Between 1986 and 2017, eight different people have sat in Shelter Island School superintendent’s chair, with one serving two different terms.
If an immediate full-time successor is named by September to replace outgoing Superintendent Leonard Skuggevik as the Board of Education hopes, that will make nine, averaging approximately three years each.
Mr. Skuggevik came to the job in August 2014 and departs this August when the board said his three-year contract would not be renewed. He succeeded Dr. Michael Hynes, who was superintendent between 2011 and 2014.
Robert Parry was an interim choice hired for the 2010-2011 fill the slot when Sharon Clifford left. Ms. Clifford was with the district from 2005 to 2010.

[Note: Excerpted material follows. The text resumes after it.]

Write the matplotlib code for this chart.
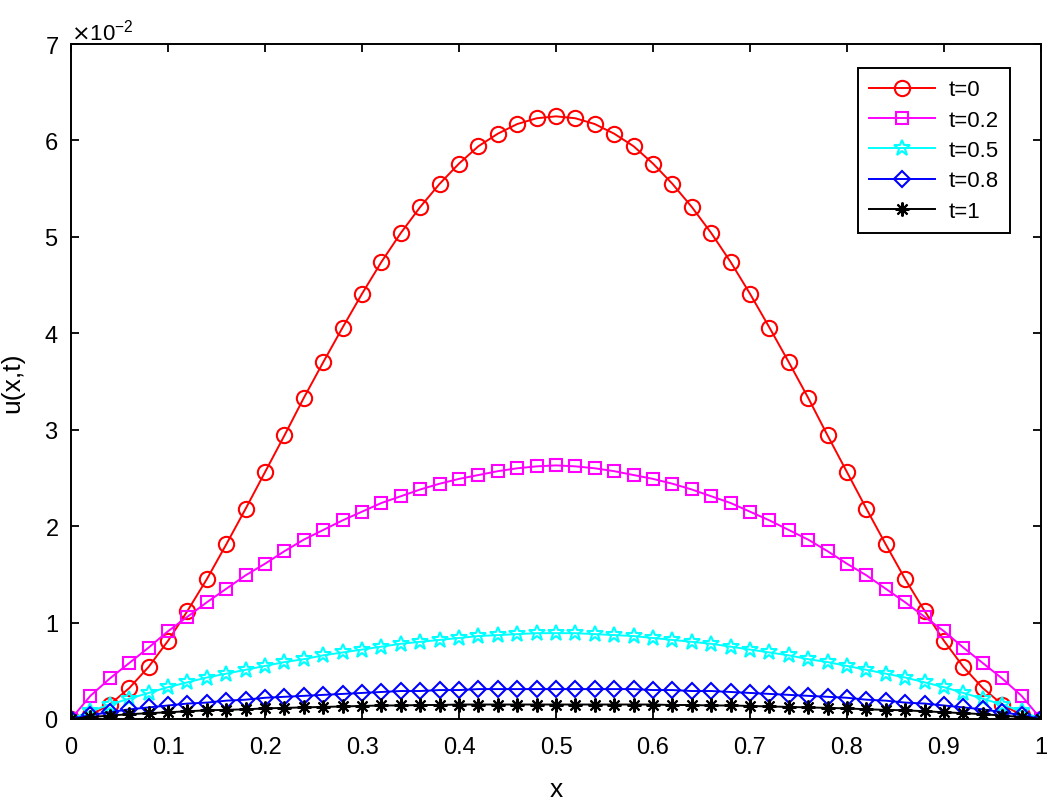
import numpy as np
import matplotlib
matplotlib.use('Agg')
import matplotlib.pyplot as plt
from matplotlib.ticker import ScalarFormatter

# grid points 0:0.02:1
x = np.linspace(0, 1, 51)

# values, in units of 1e-2
u_t0 = [0, 0.04, 0.15, 0.32, 0.54, 0.81, 1.12, 1.45, 1.81, 2.18, 2.56, 2.94, 3.33, 3.70, 4.06, 4.41, 4.74,
        5.04, 5.31, 5.55, 5.76, 5.94, 6.07, 6.17, 6.23, 6.25, 6.23, 6.17, 6.07, 5.94, 5.76, 5.55, 5.31, 5.04,
        4.74, 4.41, 4.06, 3.70, 3.33, 2.94, 2.56, 2.18, 1.81, 1.45, 1.12, 0.81, 0.54, 0.32, 0.15, 0.04, 0]
u_t02 = [0, 0.24, 0.42, 0.58, 0.74, 0.91, 1.06, 1.21, 1.35, 1.49, 1.61, 1.74, 1.86, 1.96, 2.06, 2.15, 2.24,
         2.31, 2.38, 2.44, 2.49, 2.53, 2.57, 2.60, 2.62, 2.63, 2.62, 2.60, 2.57, 2.53, 2.49, 2.44, 2.38, 2.31,
         2.24, 2.15, 2.06, 1.96, 1.86, 1.74, 1.61, 1.49, 1.35, 1.21, 1.06, 0.91, 0.74, 0.58, 0.42, 0.24, 0]
u_t05 = [0, 0.08, 0.15, 0.21, 0.27, 0.33, 0.38, 0.43, 0.47, 0.51, 0.55, 0.59, 0.62, 0.66, 0.69, 0.72, 0.75,
         0.78, 0.80, 0.82, 0.84, 0.86, 0.87, 0.88, 0.89, 0.89, 0.89, 0.88, 0.87, 0.86, 0.84, 0.82, 0.80, 0.78,
         0.75, 0.72, 0.69, 0.66, 0.62, 0.59, 0.55, 0.51, 0.47, 0.43, 0.38, 0.33, 0.27, 0.21, 0.15, 0.08, 0]
u_t08 = [0, 0.04, 0.07, 0.10, 0.12, 0.14, 0.16, 0.17, 0.19, 0.20, 0.22, 0.23, 0.24, 0.25, 0.26, 0.27, 0.28,
         0.29, 0.29, 0.30, 0.30, 0.31, 0.31, 0.31, 0.31, 0.31, 0.31, 0.31, 0.31, 0.31, 0.30, 0.30, 0.29, 0.29,
         0.28, 0.27, 0.26, 0.25, 0.24, 0.23, 0.22, 0.20, 0.19, 0.17, 0.16, 0.14, 0.12, 0.10, 0.07, 0.04, 0]
u_t1 = [0, 0.02, 0.035, 0.05, 0.06, 0.07, 0.08, 0.09, 0.095, 0.10, 0.11, 0.115, 0.12, 0.125, 0.13, 0.135, 0.14,
        0.14, 0.145, 0.145, 0.15, 0.15, 0.15, 0.15, 0.15, 0.15, 0.15, 0.15, 0.15, 0.15, 0.15, 0.145, 0.145, 0.14,
        0.14, 0.135, 0.13, 0.125, 0.12, 0.115, 0.11, 0.10, 0.095, 0.09, 0.08, 0.07, 0.06, 0.05, 0.035, 0.02, 0]

labels = ['t=0', 't=0.2', 't=0.5', 't=0.8', 't=1']

plt.rcParams['font.family'] = ['Liberation Sans', 'DejaVu Sans']

fig = plt.figure(figsize=(10.63, 8.04), dpi=100)
ax = fig.add_axes([0.0668, 0.1045, 0.9125, 0.8395])

lw = 1.4
ax.plot(x, np.array(u_t0) * 1e-2, '-o', color='red', mfc='none', ms=11, mew=1.5, lw=lw, label=labels[0])
ax.plot(x, np.array(u_t02) * 1e-2, '-s', color='#ff00ff', mfc='none', ms=8.5, mew=1.5, lw=lw, label=labels[1])
ax.plot(x, np.array(u_t05) * 1e-2, '-*', color='#00ffff', mfc='none', ms=12, mew=1.5, lw=lw, label=labels[2])
ax.plot(x, np.array(u_t08) * 1e-2, '-D', color='blue', mfc='none', ms=8.5, mew=1.5, lw=lw, label=labels[3])
ax.plot(x, np.array(u_t1) * 1e-2, '-', color='black', marker=(8, 2, 0), ms=10, mew=1.5, lw=lw, label=labels[4])

ax.set_xlim(0, 1)
ax.set_ylim(0, 0.07)
ax.set_xticks(np.arange(0, 1.01, 0.1))
ax.set_xticklabels(['0', '0.1', '0.2', '0.3', '0.4', '0.5', '0.6', '0.7', '0.8', '0.9', '1'])
ax.set_yticks(np.arange(0, 0.0701, 0.01))

fmt = ScalarFormatter(useMathText=True)
fmt.set_powerlimits((-1, 1))
ax.yaxis.set_major_formatter(fmt)
ax.yaxis.get_offset_text().set_fontsize(16)

ax.tick_params(direction='in', top=True, right=True, length=6, width=1.3, labelsize=17)
ax.tick_params(axis='x', pad=12)
ax.tick_params(axis='y', pad=9)
for s in ax.spines.values():
    s.set_linewidth(1.4)

ax.set_xlabel('x', fontsize=19, labelpad=14)
ax.set_ylabel('u(x,t)', fontsize=19, labelpad=14)

leg = ax.legend(loc='upper right', bbox_to_anchor=(0.968, 0.964), borderaxespad=0, fontsize=16,
                handlelength=3.0, handletextpad=0.6, fancybox=False, edgecolor='black', framealpha=1,
                borderpad=0.5, labelspacing=0.42)
leg.get_frame().set_linewidth(1.4)

fig.savefig('out.png', dpi=100)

Gil DeCicco was an interim in the 2004-05 school year. It was his second round of serving Shelter Island because he had also been here from 1999 to 20001 prior to the hiring of Kenneth Lanier Sr., who served the district between 2001 and 2004.
Lydia Axelrod was at the helm between 1993 and 1999 and Marlene Berman served between 1986 and 1993.
That turnover may seem like a revolving door, but Board of Education President Thomas Graffagnino said he was surprised to learn from the American Association of Superintendents that three years is the average time span a superintendent serves a district.
“I was shocked at that,” he said. His wish would be that a superintendent would stay with the district for 10 to 12 years.
Small school districts often get superintendents who are nearing the end of their careers and want to spend their last few years in a relatively quiet district, Mr. Graffagnino said.
On the other hand, there are young superintendents who seek a smaller district with ambitions to move on to larger districts as they develop their skills, he said.
The Board of Education takes seriously the interests of parents and other community members in making its selections, Mr. Graffagnino said. It’s why the board slated forums to hear public opinion.
“Shared services are not off the table,” he said. That could involve hiring a superintendent for Shelter Island while also working part-time for another small district.
If that happened, it would be necessary to hire a full-time principal, but the combined cost of a part-time superintendent and full-time principal could save the district money, Mr. Graffagnino said.